Why celebrate Saints?
The church calendar trains us to honor most those people most worthy of being honored.
Different Christian Traditions have various official and unofficial ways of canonizing or otherwise recognizing the faithful departed whose lives of holiness have made a profound impact on the Body of Christ. Some of these Saints even have Feast Days on the Church Calendar in recognition of their life and work. Some of these Feast Days have remained culturally relevant long after the religious significance of the holy day has been lost. (Looking at you, St. Patrick!)
If the Church Calendar’s primary purpose is to help us become more like Jesus, why are there so many Saint Days and commemorations of people other than Jesus sprinkled throughout the Church Year?
As is often the case, St. Paul and C.S. Lewis both have something helpful to say about this great question. And what they have to share might just reveal why honoring Saints from Christian history is perhaps a more important practice today than it has ever been.
The only real sadness, the only real failure, the only great tragedy in life, is to not become a saint.
Léon Bloy
The first step to living a holy life worthy of the title “Saint” is a recognition of how impossible that task truly is. It is also hard to imagine a Saint that does not spend serious time each day in prayer and the reading of Scripture. But I think there is a third significant step to becoming a Saint, one that St. Paul teaches us in his epistle to the Corinthians: imitate people who imitate Christ.
Follow me as I follow Christ.
1 Corinthians 1:11
Yes, Jesus is the ultimate human example. The Church Calendar is built entirely around commemorating his life and saving work.
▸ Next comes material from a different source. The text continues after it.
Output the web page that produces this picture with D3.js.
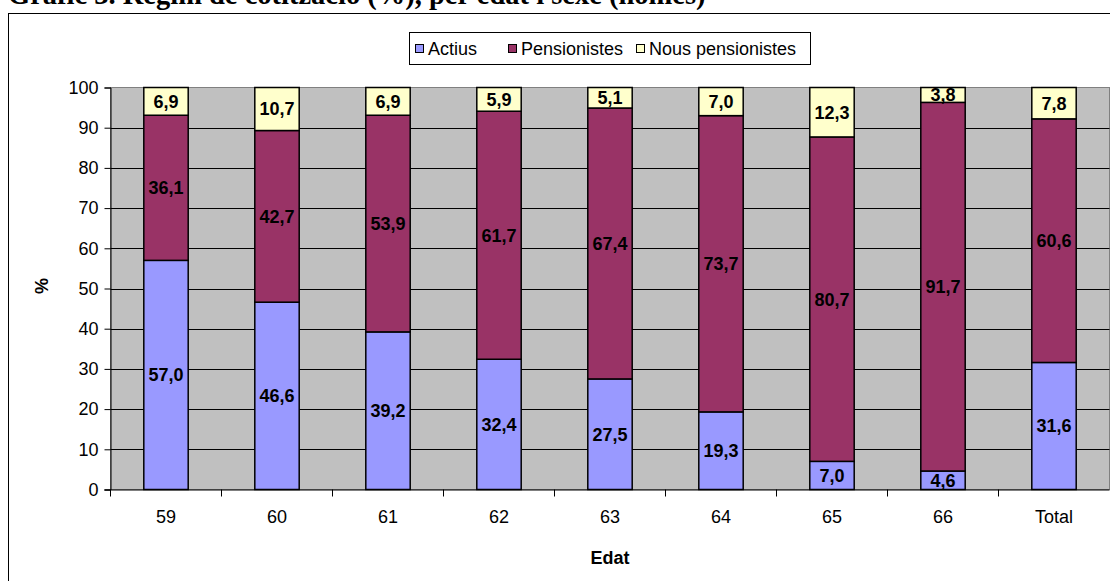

We do become more like him by adopting his overall pattern of life year after year.
But there are degrees of holiness, and sometimes we can learn quite a bit by spending time with folks who are further along on the same path that we are. By following someone with more experience in the long obedience in the same direction that is the Christian life, we don’t just become more like them; we become more like Jesus, too.
But there is more.
I am convinced we need Saints Days today more than ever.
International online celebrities are rampant, in both the secular and religious worlds. We are invited to follow and honor countless people in a given day.
And without noticing it, we begin to follow and honor people without considering the degree to which we should. This matters because humans always—slowly but surely—become like the people they honor most.
Or, as C.S. Lewis once put it:
Where men are forbidden to honor a king, they honor millionaires, athletes, or film stars instead; even famous prostitutes or gangsters. For spiritual nature, like bodily nature, will be served; deny it food and it will gobble poison.
C.S. Lewis, Equality
You will become like those whom you honor most.
The church calendar trains us to honor most those people most worthy of being honored. In return, we might just find ourselves becoming like them.